### [DATASET SECTION]
============================================================

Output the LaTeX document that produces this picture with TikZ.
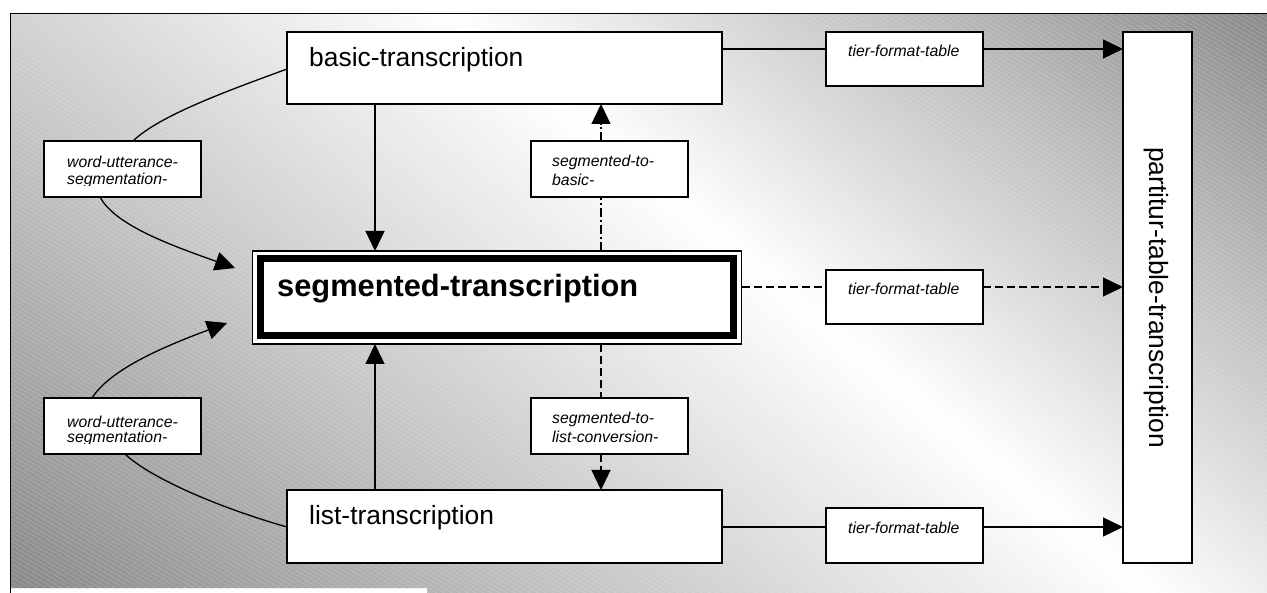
\documentclass[tikz,border=0pt]{standalone}
\usepackage{fontspec}
\setmainfont{Liberation Sans}
\usetikzlibrary{arrows.meta,calc}
\tikzset{
  box/.style={draw=black, line width=1.3pt, fill=white, rectangle, inner sep=0pt, outer sep=0pt},
  conn/.style={line width=1.3pt, black},
  arr/.style={conn, -{Triangle[length=20pt,width=19pt]}},
  dashedline/.style={conn, dash pattern=on 8pt off 4pt},
  dashdotline/.style={conn, dash pattern=on 9pt off 3pt on 2pt off 3pt},
  bigtext/.style={inner sep=0pt, font=\fontsize{26.4}{30}\selectfont},
  segtext/.style={inner sep=0pt, font=\bfseries\fontsize{30.8}{34}\selectfont},
  smalltext/.style={inner sep=0pt, font=\itshape\fontsize{15.8}{18}\selectfont},
  hatch/.style={white, line width=0.9pt, opacity=0.16},
}
\begin{document}
\begin{tikzpicture}[x=1pt,y=-1pt]
\useasboundingbox (0,0) rectangle (1267,593);
% background
\fill[white] (0,0) rectangle (1267,593);
\begin{scope}
  \clip (11,14) -- (1267,14) -- (1267,593) -- (427,593) -- (427,588) -- (11,588) -- cycle;
  \foreach \u in {-740,-734,...,530} {
    \pgfmathsetmacro{\uc}{\u+3}
    \pgfmathsetmacro{\pct}{\uc<0 ? abs(\uc)*0.0643 : \uc*0.0882}
    \pgfmathsetmacro{\pct}{min(50,\pct)}
    \fill[black!\pct!white]
      ({450+\u*0.637-350*0.771},{14-\u*0.771-350*0.637}) --
      ({450+(\u+7)*0.637-350*0.771},{14-(\u+7)*0.771-350*0.637}) --
      ({450+(\u+7)*0.637+1010*0.771},{14-(\u+7)*0.771+1010*0.637}) --
      ({450+\u*0.637+1010*0.771},{14-\u*0.771+1010*0.637}) -- cycle;
  }
  \foreach \k in {0,...,320} {
    \draw[hatch] (0,{-820+4.5*\k}) -- (1267,{-820+4.5*\k+731});
  }
\end{scope}
\draw[line width=1.5pt] (10.5,593) -- (10.5,13.5) -- (1267,13.5);

% helper coordinates
\coordinate (xA) at (375,0);
\coordinate (xB) at (601,0);
\coordinate (yA) at (0,49);
\coordinate (yB) at (0,287);
\coordinate (yC) at (0,527);
\coordinate (yD) at (0,69);
\coordinate (xC) at (133,0);
\coordinate (xD) at (100,0);
\coordinate (xE) at (92,0);
\coordinate (xF) at (125,0);
\coordinate (tipA) at (235,268);
\coordinate (tipB) at (227,323);

% boxes
\node[box, minimum width=435pt, minimum height=72pt] (basic) at (504.5,68) {};
\node[box, minimum width=435pt, minimum height=73pt] (list) at (504.5,526.5) {};
\node[box, line width=1.2pt, minimum width=489pt, minimum height=93pt] (seg) at (497,297.5) {};
\draw[line width=7pt] ([shift={(7.5,8)}]seg.north west) rectangle ([shift={(-8,-8)}]seg.south east);
\node[box, minimum width=157pt, minimum height=54pt] (tier1) at (904.5,59) {};
\node[box, minimum width=157pt, minimum height=54pt] (tier2) at (904.5,297) {};
\node[box, minimum width=157pt, minimum height=55pt] (tier3) at (904.5,535.5) {};
\node[box, minimum width=69pt, minimum height=531pt] (part) at (1157.5,297.5) {};
\node[box, minimum width=157pt, minimum height=56pt] (segbasic) at (609.5,169) {};
\node[box, minimum width=157pt, minimum height=56pt] (seglist) at (609.5,426) {};
\node[box, minimum width=157pt, minimum height=56pt] (wu1) at (122.5,169) {};
\node[box, minimum width=157pt, minimum height=56pt] (wu2) at (122.5,426) {};

% texts
\node[bigtext, anchor=base west] (basic-t) at (309,67) {basic-transcription};
\node[bigtext, anchor=base west] (list-t) at (309,524) {list-transcription};
\node[segtext, anchor=base west] (seg-t) at (277,297) {segmented-transcription};
\node[bigtext, rotate=-90] (part-t) at (1156,297.5) {partitur-table-transcription};
\node[smalltext, anchor=base west] (tier1-t) at (848,57) {tier-format-table};
\node[smalltext, anchor=base west] (tier2-t) at (848,295) {tier-format-table};
\node[smalltext, anchor=base west] (tier3-t) at (848,533) {tier-format-table};
\node[smalltext, anchor=base west] (segbasic-t1) at (552,167) {segmented-to-};
\node[smalltext, anchor=base west] (segbasic-t2) at (552,186) {basic-};
\node[smalltext, anchor=base west] (seglist-t1) at (552,424) {segmented-to-};
\node[smalltext, anchor=base west] (seglist-t2) at (552,443) {list-conversion-};
\begin{scope}
  \clip (44,141) rectangle (201,186);
  \node[smalltext, anchor=base west] (wu1-t1) at (67,168) {word-utterance-};
  \node[smalltext, anchor=base west] (wu1-t2) at (67,185) {segmentation-};
\end{scope}
\begin{scope}
  \clip (44,398) rectangle (201,443.5);
  \node[smalltext, anchor=base west] (wu2-t1) at (67,428) {word-utterance-};
  \node[smalltext, anchor=base west] (wu2-t2) at (67,442.5) {segmentation-};
\end{scope}

% connectors
\draw[arr] (basic.south -| xA) -- (seg.north -| xA);
\draw[arr] (list.north -| xA) -- (seg.south -| xA);
\draw[dashdotline] (seg.north -| xB) -- (segbasic.south -| xB);
\draw[dashdotline, -{Triangle[length=20pt,width=19pt]}] (segbasic.north -| xB) -- (basic.south -| xB);
\draw[dashedline] (seg.south -| xB) -- (seglist.north -| xB);
\draw[dashedline, -{Triangle[length=20pt,width=19pt]}] (seglist.south -| xB) -- (list.north -| xB);
\draw[conn] (basic.east |- yA) -- (tier1.west |- yA);
\draw[arr] (tier1.east |- yA) -- (part.west |- yA);
\draw[dashedline] (seg.east |- yB) -- (tier2.west |- yB);
\draw[dashedline, -{Triangle[length=20pt,width=19pt]}] (tier2.east |- yB) -- (part.west |- yB);
\draw[conn] (list.east |- yC) -- (tier3.west |- yC);
\draw[arr] (tier3.east |- yC) -- (part.west |- yC);
\draw[conn] (basic.west |- yD) .. controls (230,90) and (160,115) .. (wu1.north -| xC);
\draw[arr] (wu1.south -| xD) .. controls (115,225) and (170,245) .. (tipA);
\draw[arr] (wu2.north -| xE) .. controls (110,370) and (160,348) .. (tipB);
\draw[conn] (wu2.south -| xF) .. controls (150,478) and (220,508) .. (list.west |- yC);
\end{tikzpicture}
\end{document}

============================================================

### [TASK PROMPT]
In your copy of the listing above, reproduce each line exactly and omit all pictures.

### [CORRECT ANSWER]
Output the LaTeX document that produces this picture with TikZ.
\documentclass[tikz,border=0pt]{standalone}
\usepackage{fontspec}
\setmainfont{Liberation Sans}
\usetikzlibrary{arrows.meta,calc}
\tikzset{
  box/.style={draw=black, line width=1.3pt, fill=white, rectangle, inner sep=0pt, outer sep=0pt},
  conn/.style={line width=1.3pt, black},
  arr/.style={conn, -{Triangle[length=20pt,width=19pt]}},
  dashedline/.style={conn, dash pattern=on 8pt off 4pt},
  dashdotline/.style={conn, dash pattern=on 9pt off 3pt on 2pt off 3pt},
  bigtext/.style={inner sep=0pt, font=\fontsize{26.4}{30}\selectfont},
  segtext/.style={inner sep=0pt, font=\bfseries\fontsize{30.8}{34}\selectfont},
  smalltext/.style={inner sep=0pt, font=\itshape\fontsize{15.8}{18}\selectfont},
  hatch/.style={white, line width=0.9pt, opacity=0.16},
}
\begin{document}
\begin{tikzpicture}[x=1pt,y=-1pt]
\useasboundingbox (0,0) rectangle (1267,593);
% background
\fill[white] (0,0) rectangle (1267,593);
\begin{scope}
  \clip (11,14) -- (1267,14) -- (1267,593) -- (427,593) -- (427,588) -- (11,588) -- cycle;
  \foreach \u in {-740,-734,...,530} {
    \pgfmathsetmacro{\uc}{\u+3}
    \pgfmathsetmacro{\pct}{\uc<0 ? abs(\uc)*0.0643 : \uc*0.0882}
    \pgfmathsetmacro{\pct}{min(50,\pct)}
    \fill[black!\pct!white]
      ({450+\u*0.637-350*0.771},{14-\u*0.771-350*0.637}) --
      ({450+(\u+7)*0.637-350*0.771},{14-(\u+7)*0.771-350*0.637}) --
      ({450+(\u+7)*0.637+1010*0.771},{14-(\u+7)*0.771+1010*0.637}) --
      ({450+\u*0.637+1010*0.771},{14-\u*0.771+1010*0.637}) -- cycle;
  }
  \foreach \k in {0,...,320} {
    \draw[hatch] (0,{-820+4.5*\k}) -- (1267,{-820+4.5*\k+731});
  }
\end{scope}
\draw[line width=1.5pt] (10.5,593) -- (10.5,13.5) -- (1267,13.5);

% helper coordinates
\coordinate (xA) at (375,0);
\coordinate (xB) at (601,0);
\coordinate (yA) at (0,49);
\coordinate (yB) at (0,287);
\coordinate (yC) at (0,527);
\coordinate (yD) at (0,69);
\coordinate (xC) at (133,0);
\coordinate (xD) at (100,0);
\coordinate (xE) at (92,0);
\coordinate (xF) at (125,0);
\coordinate (tipA) at (235,268);
\coordinate (tipB) at (227,323);

% boxes
\node[box, minimum width=435pt, minimum height=72pt] (basic) at (504.5,68) {};
\node[box, minimum width=435pt, minimum height=73pt] (list) at (504.5,526.5) {};
\node[box, line width=1.2pt, minimum width=489pt, minimum height=93pt] (seg) at (497,297.5) {};
\draw[line width=7pt] ([shift={(7.5,8)}]seg.north west) rectangle ([shift={(-8,-8)}]seg.south east);
\node[box, minimum width=157pt, minimum height=54pt] (tier1) at (904.5,59) {};
\node[box, minimum width=157pt, minimum height=54pt] (tier2) at (904.5,297) {};
\node[box, minimum width=157pt, minimum height=55pt] (tier3) at (904.5,535.5) {};
\node[box, minimum width=69pt, minimum height=531pt] (part) at (1157.5,297.5) {};
\node[box, minimum width=157pt, minimum height=56pt] (segbasic) at (609.5,169) {};
\node[box, minimum width=157pt, minimum height=56pt] (seglist) at (609.5,426) {};
\node[box, minimum width=157pt, minimum height=56pt] (wu1) at (122.5,169) {};
\node[box, minimum width=157pt, minimum height=56pt] (wu2) at (122.5,426) {};

% texts
\node[bigtext, anchor=base west] (basic-t) at (309,67) {basic-transcription};
\node[bigtext, anchor=base west] (list-t) at (309,524) {list-transcription};
\node[segtext, anchor=base west] (seg-t) at (277,297) {segmented-transcription};
\node[bigtext, rotate=-90] (part-t) at (1156,297.5) {partitur-table-transcription};
\node[smalltext, anchor=base west] (tier1-t) at (848,57) {tier-format-table};
\node[smalltext, anchor=base west] (tier2-t) at (848,295) {tier-format-table};
\node[smalltext, anchor=base west] (tier3-t) at (848,533) {tier-format-table};
\node[smalltext, anchor=base west] (segbasic-t1) at (552,167) {segmented-to-};
\node[smalltext, anchor=base west] (segbasic-t2) at (552,186) {basic-};
\node[smalltext, anchor=base west] (seglist-t1) at (552,424) {segmented-to-};
\node[smalltext, anchor=base west] (seglist-t2) at (552,443) {list-conversion-};
\begin{scope}
  \clip (44,141) rectangle (201,186);
  \node[smalltext, anchor=base west] (wu1-t1) at (67,168) {word-utterance-};
  \node[smalltext, anchor=base west] (wu1-t2) at (67,185) {segmentation-};
\end{scope}
\begin{scope}
  \clip (44,398) rectangle (201,443.5);
  \node[smalltext, anchor=base west] (wu2-t1) at (67,428) {word-utterance-};
  \node[smalltext, anchor=base west] (wu2-t2) at (67,442.5) {segmentation-};
\end{scope}

% connectors
\draw[arr] (basic.south -| xA) -- (seg.north -| xA);
\draw[arr] (list.north -| xA) -- (seg.south -| xA);
\draw[dashdotline] (seg.north -| xB) -- (segbasic.south -| xB);
\draw[dashdotline, -{Triangle[length=20pt,width=19pt]}] (segbasic.north -| xB) -- (basic.south -| xB);
\draw[dashedline] (seg.south -| xB) -- (seglist.north -| xB);
\draw[dashedline, -{Triangle[length=20pt,width=19pt]}] (seglist.south -| xB) -- (list.north -| xB);
\draw[conn] (basic.east |- yA) -- (tier1.west |- yA);
\draw[arr] (tier1.east |- yA) -- (part.west |- yA);
\draw[dashedline] (seg.east |- yB) -- (tier2.west |- yB);
\draw[dashedline, -{Triangle[length=20pt,width=19pt]}] (tier2.east |- yB) -- (part.west |- yB);
\draw[conn] (list.east |- yC) -- (tier3.west |- yC);
\draw[arr] (tier3.east |- yC) -- (part.west |- yC);
\draw[conn] (basic.west |- yD) .. controls (230,90) and (160,115) .. (wu1.north -| xC);
\draw[arr] (wu1.south -| xD) .. controls (115,225) and (170,245) .. (tipA);
\draw[arr] (wu2.north -| xE) .. controls (110,370) and (160,348) .. (tipB);
\draw[conn] (wu2.south -| xF) .. controls (150,478) and (220,508) .. (list.west |- yC);
\end{tikzpicture}
\end{document}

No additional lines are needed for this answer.